The first question presented is the one we're focused on in this solution. It will be:

Temp directory (/tmp/vbr):

Enter the desired new location here by specifying the absolute path.

Once finished when the backup runs, it should now store the log files in the specified custom location instead of the default /tmp location. To validate this, first examine the newly created *.ini file to ensure the new custom directory is set. Look in the file at the 'tempDir' value in the file.

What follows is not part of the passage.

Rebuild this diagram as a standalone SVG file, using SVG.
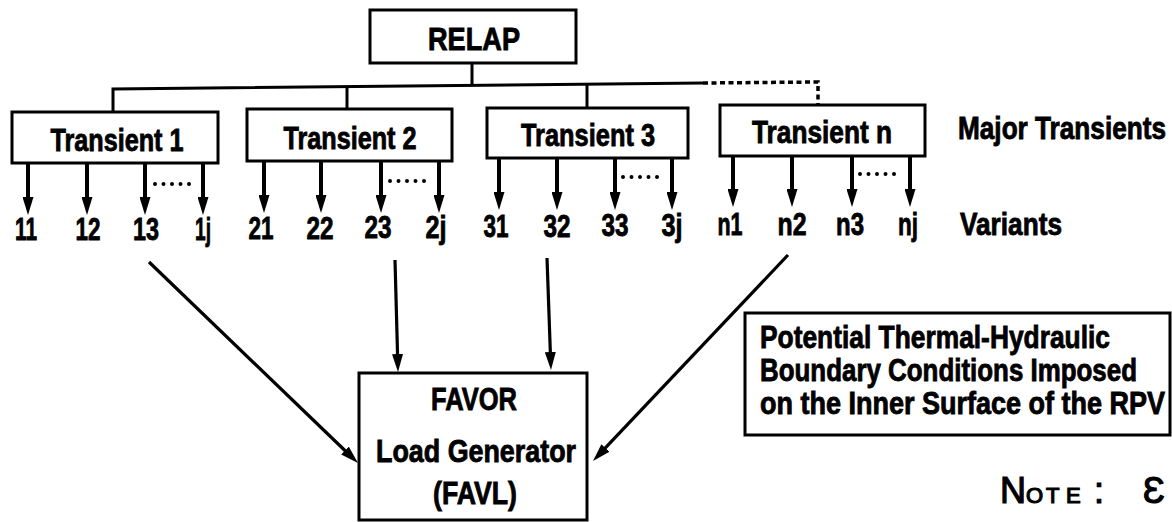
<svg xmlns="http://www.w3.org/2000/svg" width="1172" height="522" viewBox="0 0 1172 522">
<defs>
<style>
.box{fill:#fff;stroke:#000;stroke-width:3}
.t{font-family:"Liberation Sans",Arial,sans-serif;font-weight:bold;font-size:26px;fill:#000;stroke:#000;stroke-width:0.7}
.c{text-anchor:middle}
.ln{fill:none;stroke:#000;stroke-width:3}
.ar{fill:none;stroke:#000;stroke-width:4;marker-end:url(#ah)}
.ar2{fill:none;stroke:#000;stroke-width:3.2;marker-end:url(#ah)}
.dash{fill:none;stroke:#000;stroke-width:3.5;stroke-dasharray:5 3.5}
.dots{fill:none;stroke:#000;stroke-width:4;stroke-linecap:round;stroke-dasharray:0 8.5}
.note{font-family:"Liberation Sans","DejaVu Sans",sans-serif;font-weight:normal;fill:#000;stroke:#000;stroke-width:1.2}
</style>
<marker id="ah" viewBox="0 0 18 11" refX="10" refY="5.5" markerWidth="18" markerHeight="11" markerUnits="userSpaceOnUse" orient="auto">
<path d="M0,0 L18,5.5 L0,11 z" fill="#000"/>
</marker>
</defs>
<rect width="1172" height="522" fill="#fff"/>

<g id="connectors">
<line class="ln" x1="472" y1="63" x2="472" y2="85"/>
<polyline class="ln" points="113,112 113,89 703,83"/>
<line class="ln" x1="347" y1="86" x2="347" y2="109"/>
<line class="ln" x1="587" y1="84" x2="587" y2="108"/>
<polyline class="dash" points="703,83 818,82 818,105"/>
<line class="ar" x1="28" y1="163" x2="28" y2="207"/>
<line class="ar" x1="87" y1="163" x2="87" y2="207"/>
<line class="ar" x1="145" y1="163" x2="145" y2="207"/>
<line class="ar" x1="203" y1="163" x2="203" y2="207"/>
<line class="ar" x1="264" y1="161" x2="264" y2="205"/>
<line class="ar" x1="321" y1="161" x2="321" y2="205"/>
<line class="ar" x1="381" y1="161" x2="381" y2="205"/>
<line class="ar" x1="439" y1="161" x2="439" y2="205"/>
<line class="ar" x1="499" y1="158" x2="499" y2="202"/>
<line class="ar" x1="557" y1="158" x2="557" y2="202"/>
<line class="ar" x1="615" y1="158" x2="615" y2="202"/>
<line class="ar" x1="672" y1="158" x2="672" y2="202"/>
<line class="ar" x1="733" y1="156" x2="733" y2="199"/>
<line class="ar" x1="792" y1="156" x2="792" y2="199"/>
<line class="ar" x1="852" y1="156" x2="852" y2="199"/>
<line class="ar" x1="910" y1="156" x2="910" y2="199"/>
<line class="dots" x1="155" y1="184" x2="190" y2="184"/>
<line class="dots" x1="390" y1="181" x2="425" y2="181"/>
<line class="dots" x1="623" y1="177" x2="658" y2="177"/>
<line class="dots" x1="860" y1="174" x2="895" y2="174"/>
<line class="ar2" x1="149" y1="262" x2="352.2" y2="457.5"/>
<line class="ar2" x1="395" y1="260" x2="397.8" y2="364"/>
<line class="ar2" x1="547" y1="258" x2="550.7" y2="362"/>
<line class="ar2" x1="788" y1="255" x2="598.5" y2="455.2"/>
</g>

<g id="relap">
<rect class="box" x="370" y="10" width="206" height="53"/>
<text class="t c" transform="translate(474,50) scale(1,1.18)" textLength="92" lengthAdjust="spacingAndGlyphs">RELAP</text>
</g>
<g id="transient-1">
<rect class="box" x="12" y="112" width="206" height="51"/>
<text class="t c" transform="translate(117,151) scale(1,1.18)" textLength="133" lengthAdjust="spacingAndGlyphs">Transient 1</text>
</g>
<g id="transient-2">
<rect class="box" x="247" y="109" width="205" height="52"/>
<text class="t c" transform="translate(350,149) scale(1,1.18)" textLength="133" lengthAdjust="spacingAndGlyphs">Transient 2</text>
</g>
<g id="transient-3">
<rect class="box" x="487" y="108" width="201" height="50"/>
<text class="t c" transform="translate(588,146) scale(1,1.18)" textLength="134" lengthAdjust="spacingAndGlyphs">Transient 3</text>
</g>
<g id="transient-n">
<rect class="box" x="720" y="105" width="205" height="51"/>
<text class="t c" transform="translate(822,143) scale(1,1.18)" textLength="140" lengthAdjust="spacingAndGlyphs">Transient n</text>
</g>

<g id="variants">
<text class="t c" transform="translate(26,240) scale(1,1.18)" textLength="22" lengthAdjust="spacingAndGlyphs">11</text>
<text class="t c" transform="translate(88,240) scale(1,1.18)" textLength="25" lengthAdjust="spacingAndGlyphs">12</text>
<text class="t c" transform="translate(146,240) scale(1,1.18)" textLength="26" lengthAdjust="spacingAndGlyphs">13</text>
<text class="t c" transform="translate(203,240) scale(1,1.18)" textLength="16" lengthAdjust="spacingAndGlyphs">1j</text>
<text class="t c" transform="translate(261,239) scale(1,1.18)" textLength="25" lengthAdjust="spacingAndGlyphs">21</text>
<text class="t c" transform="translate(320,239) scale(1,1.18)" textLength="27" lengthAdjust="spacingAndGlyphs">22</text>
<text class="t c" transform="translate(378,238) scale(1,1.18)" textLength="27" lengthAdjust="spacingAndGlyphs">23</text>
<text class="t c" transform="translate(436,238) scale(1,1.18)" textLength="21" lengthAdjust="spacingAndGlyphs">2j</text>
<text class="t c" transform="translate(496,237) scale(1,1.18)" textLength="25" lengthAdjust="spacingAndGlyphs">31</text>
<text class="t c" transform="translate(557,237) scale(1,1.18)" textLength="27" lengthAdjust="spacingAndGlyphs">32</text>
<text class="t c" transform="translate(615,236) scale(1,1.18)" textLength="27" lengthAdjust="spacingAndGlyphs">33</text>
<text class="t c" transform="translate(672,236) scale(1,1.18)" textLength="21" lengthAdjust="spacingAndGlyphs">3j</text>
<text class="t c" transform="translate(730,235) scale(1,1.18)" textLength="25" lengthAdjust="spacingAndGlyphs">n1</text>
<text class="t c" transform="translate(792,235) scale(1,1.18)" textLength="29" lengthAdjust="spacingAndGlyphs">n2</text>
<text class="t c" transform="translate(850,235) scale(1,1.18)" textLength="28" lengthAdjust="spacingAndGlyphs">n3</text>
<text class="t c" transform="translate(908,235) scale(1,1.18)" textLength="20" lengthAdjust="spacingAndGlyphs">nj</text>
</g>

<g id="labels">
<text class="t" transform="translate(958,139) scale(1,1.18)" textLength="208" lengthAdjust="spacingAndGlyphs">Major Transients</text>
<text class="t" transform="translate(960,235) scale(1,1.18)" textLength="102" lengthAdjust="spacingAndGlyphs">Variants</text>
</g>

<g id="favor">
<rect class="box" x="359" y="373" width="228" height="147"/>
<text class="t c" transform="translate(474,410) scale(1,1.18)" textLength="86" lengthAdjust="spacingAndGlyphs">FAVOR</text>
<text class="t c" transform="translate(476,462) scale(1,1.18)" textLength="200" lengthAdjust="spacingAndGlyphs">Load Generator</text>
<text class="t c" transform="translate(475,504) scale(1,1.18)" textLength="84" lengthAdjust="spacingAndGlyphs">(FAVL)</text>
</g>

<g id="boundary-conditions">
<rect class="box" x="745" y="313" width="425" height="122"/>
<text class="t" transform="translate(760,348) scale(1,1.18)" textLength="350" lengthAdjust="spacingAndGlyphs">Potential Thermal-Hydraulic</text>
<text class="t" transform="translate(760,381) scale(1,1.18)" textLength="377" lengthAdjust="spacingAndGlyphs">Boundary Conditions Imposed</text>
<text class="t" transform="translate(760,414) scale(1,1.18)" textLength="405" lengthAdjust="spacingAndGlyphs">on the Inner Surface of the RPV</text>
</g>

<g id="note">
<text class="note" x="1000" y="503" font-size="36">N<tspan font-size="22" x="1026">O</tspan><tspan font-size="22" x="1046">T</tspan><tspan font-size="22" x="1066">E</tspan><tspan x="1094">:</tspan><tspan x="1143">Ɛ</tspan></text>
</g>
</svg>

Lastly, to test a backup run, and validate the correct directory is used, once more run a backup with the following command:

$DR_HOME/vertica/bin/vbr.py --task backup --config-file <absolutePath_to_Vertica_backupConfig_ini_file> --showconfig

In the resulting output we should see the custom directory set in the tmpDir variable value. An example of that change is seen here in this example output:

bash-3.2$ /opt/vertica/bin/vbr.py --task backup --config-file /db_backup/backupConfig.ini --showconfig 
{'port_rsync': 50000, 'dryrun': False, 'hardLinkLocal': False, 'optNodes': [], 'verticaBinDir': '/opt/vertica/bin', 'restorePointLimit': 1, 'downNodes': [], 'verticaConfig': 'True', 'fullTopology': [], 'archiveSpecified': '', 'objects': 'public', 'dbOptions': '', 'configFileName': '/db_backup/backupConfig.ini', 'nodeStates': {}, 'dbUser': 'dradmin', 'checksum': False, 'bwlimit': 0, 'overwrite': True, 'topology': [{'dbHost': '', 'dbDir': '', 'dbNode': 'v_xr1200x_node0001', 'backupHost': '127.0.0.1', 'backupDir': '/DR_Data/backups'}], 'dbPort': None, 'dbPassword': '<password>', 'encrypt': False, 'dbPromptForPassword': False, 'sqlCached': '', 'retryDelay': 1, 'logFileName': None, 'tmpDir': '/db_backup', 'snapshotName': 'XR1200XBackup', 'debug': 0, 'retryCount': 2, 'dbInitiator': None, 'dbName': 'XR1200X', 'upNodes': [], 'copyCtx': 'backup'} 
Preparing...

Note that compared to the earlier example provided, this time the tmpDir is not the /tmp default location. When looking in that directory, we can perform the final confirmation that this is working, by seeing "vbr_history_<DATE>" named files created in that location for each backup that is performed.